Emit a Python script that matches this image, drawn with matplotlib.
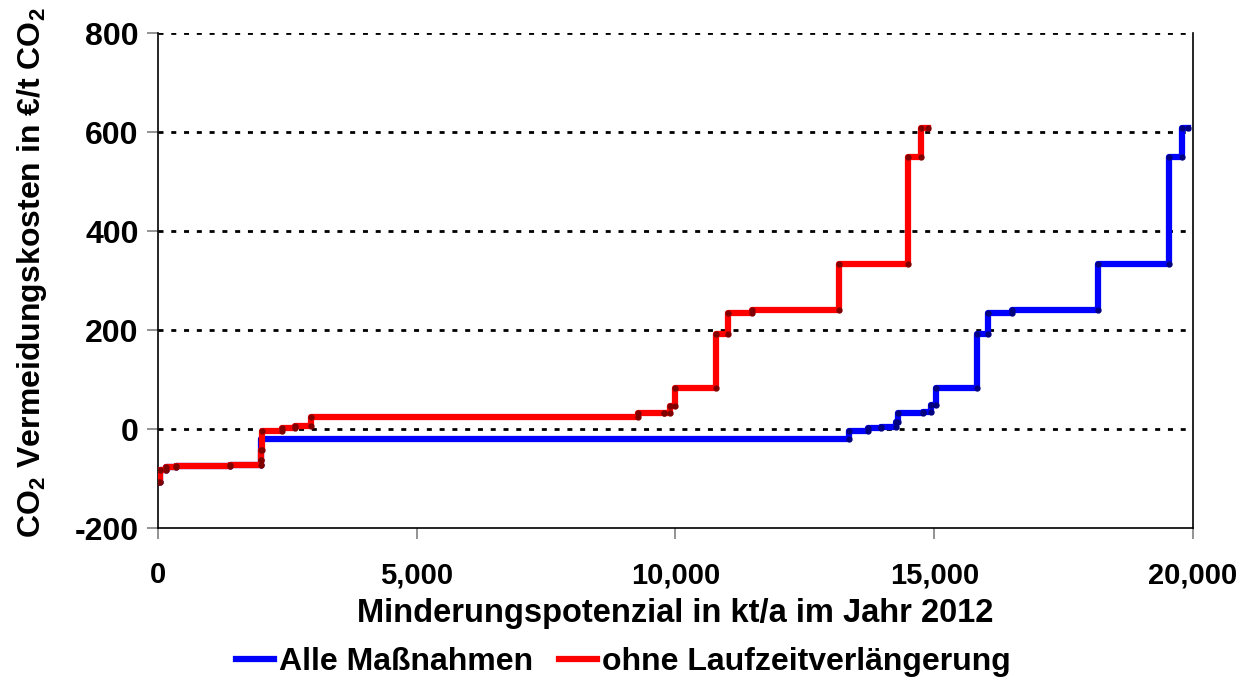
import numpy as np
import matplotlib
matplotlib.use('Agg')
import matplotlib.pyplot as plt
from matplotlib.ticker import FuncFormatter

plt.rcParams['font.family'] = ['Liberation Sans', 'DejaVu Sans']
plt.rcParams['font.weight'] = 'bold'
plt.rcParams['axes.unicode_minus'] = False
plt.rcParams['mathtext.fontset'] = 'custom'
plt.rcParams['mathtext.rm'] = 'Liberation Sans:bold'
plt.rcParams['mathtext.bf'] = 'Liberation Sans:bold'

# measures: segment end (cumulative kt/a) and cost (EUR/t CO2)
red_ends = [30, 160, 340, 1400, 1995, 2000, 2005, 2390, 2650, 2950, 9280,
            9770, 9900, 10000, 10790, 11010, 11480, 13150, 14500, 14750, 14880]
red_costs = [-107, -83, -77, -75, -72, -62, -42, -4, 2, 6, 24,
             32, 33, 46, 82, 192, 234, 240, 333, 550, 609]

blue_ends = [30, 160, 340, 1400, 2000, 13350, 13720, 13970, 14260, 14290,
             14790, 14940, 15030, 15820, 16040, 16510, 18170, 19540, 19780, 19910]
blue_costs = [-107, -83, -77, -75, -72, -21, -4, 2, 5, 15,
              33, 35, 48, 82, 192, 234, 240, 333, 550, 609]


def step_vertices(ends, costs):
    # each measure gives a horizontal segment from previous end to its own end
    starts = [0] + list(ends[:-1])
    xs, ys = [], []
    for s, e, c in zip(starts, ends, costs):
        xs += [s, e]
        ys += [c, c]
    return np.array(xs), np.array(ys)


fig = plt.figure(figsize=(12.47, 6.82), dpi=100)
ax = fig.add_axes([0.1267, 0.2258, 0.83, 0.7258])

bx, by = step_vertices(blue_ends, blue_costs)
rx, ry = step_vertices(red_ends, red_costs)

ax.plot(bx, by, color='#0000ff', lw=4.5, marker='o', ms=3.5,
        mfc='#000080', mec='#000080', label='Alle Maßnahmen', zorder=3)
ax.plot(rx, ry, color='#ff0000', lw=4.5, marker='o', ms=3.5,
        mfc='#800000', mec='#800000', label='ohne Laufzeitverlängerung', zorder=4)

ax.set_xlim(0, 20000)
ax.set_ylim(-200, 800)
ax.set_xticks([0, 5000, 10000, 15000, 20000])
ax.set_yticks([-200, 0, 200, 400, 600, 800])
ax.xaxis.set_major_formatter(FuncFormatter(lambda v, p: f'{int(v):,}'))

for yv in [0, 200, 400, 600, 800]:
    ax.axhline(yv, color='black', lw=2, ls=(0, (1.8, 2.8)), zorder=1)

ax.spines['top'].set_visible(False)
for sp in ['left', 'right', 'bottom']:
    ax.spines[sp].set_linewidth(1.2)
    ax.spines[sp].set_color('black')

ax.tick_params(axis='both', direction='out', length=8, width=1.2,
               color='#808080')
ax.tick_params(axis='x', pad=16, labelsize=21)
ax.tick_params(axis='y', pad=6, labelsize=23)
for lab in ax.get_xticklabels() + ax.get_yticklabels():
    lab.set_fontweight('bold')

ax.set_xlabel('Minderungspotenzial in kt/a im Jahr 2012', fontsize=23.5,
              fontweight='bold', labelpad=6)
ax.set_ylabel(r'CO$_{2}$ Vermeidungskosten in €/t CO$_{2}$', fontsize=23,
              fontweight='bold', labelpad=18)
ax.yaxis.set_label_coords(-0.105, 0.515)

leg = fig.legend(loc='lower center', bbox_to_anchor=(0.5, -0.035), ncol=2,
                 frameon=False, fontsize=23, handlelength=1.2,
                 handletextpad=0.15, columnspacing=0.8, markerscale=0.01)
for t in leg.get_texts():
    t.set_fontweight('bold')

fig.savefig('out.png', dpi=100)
-- -- --
§ Exercise goal
Only the lines from the top of the data through the line with "(1.8, 2.8)), zorder=1)" should be quoted, exactly and with both ends kept; skip the pictures.

§ Task result
Emit a Python script that matches this image, drawn with matplotlib.
import numpy as np
import matplotlib
matplotlib.use('Agg')
import matplotlib.pyplot as plt
from matplotlib.ticker import FuncFormatter

plt.rcParams['font.family'] = ['Liberation Sans', 'DejaVu Sans']
plt.rcParams['font.weight'] = 'bold'
plt.rcParams['axes.unicode_minus'] = False
plt.rcParams['mathtext.fontset'] = 'custom'
plt.rcParams['mathtext.rm'] = 'Liberation Sans:bold'
plt.rcParams['mathtext.bf'] = 'Liberation Sans:bold'

# measures: segment end (cumulative kt/a) and cost (EUR/t CO2)
red_ends = [30, 160, 340, 1400, 1995, 2000, 2005, 2390, 2650, 2950, 9280,
            9770, 9900, 10000, 10790, 11010, 11480, 13150, 14500, 14750, 14880]
red_costs = [-107, -83, -77, -75, -72, -62, -42, -4, 2, 6, 24,
             32, 33, 46, 82, 192, 234, 240, 333, 550, 609]

blue_ends = [30, 160, 340, 1400, 2000, 13350, 13720, 13970, 14260, 14290,
             14790, 14940, 15030, 15820, 16040, 16510, 18170, 19540, 19780, 19910]
blue_costs = [-107, -83, -77, -75, -72, -21, -4, 2, 5, 15,
              33, 35, 48, 82, 192, 234, 240, 333, 550, 609]


def step_vertices(ends, costs):
    # each measure gives a horizontal segment from previous end to its own end
    starts = [0] + list(ends[:-1])
    xs, ys = [], []
    for s, e, c in zip(starts, ends, costs):
        xs += [s, e]
        ys += [c, c]
    return np.array(xs), np.array(ys)


fig = plt.figure(figsize=(12.47, 6.82), dpi=100)
ax = fig.add_axes([0.1267, 0.2258, 0.83, 0.7258])

bx, by = step_vertices(blue_ends, blue_costs)
rx, ry = step_vertices(red_ends, red_costs)

ax.plot(bx, by, color='#0000ff', lw=4.5, marker='o', ms=3.5,
        mfc='#000080', mec='#000080', label='Alle Maßnahmen', zorder=3)
ax.plot(rx, ry, color='#ff0000', lw=4.5, marker='o', ms=3.5,
        mfc='#800000', mec='#800000', label='ohne Laufzeitverlängerung', zorder=4)

ax.set_xlim(0, 20000)
ax.set_ylim(-200, 800)
ax.set_xticks([0, 5000, 10000, 15000, 20000])
ax.set_yticks([-200, 0, 200, 400, 600, 800])
ax.xaxis.set_major_formatter(FuncFormatter(lambda v, p: f'{int(v):,}'))

for yv in [0, 200, 400, 600, 800]:
    ax.axhline(yv, color='black', lw=2, ls=(0, (1.8, 2.8)), zorder=1)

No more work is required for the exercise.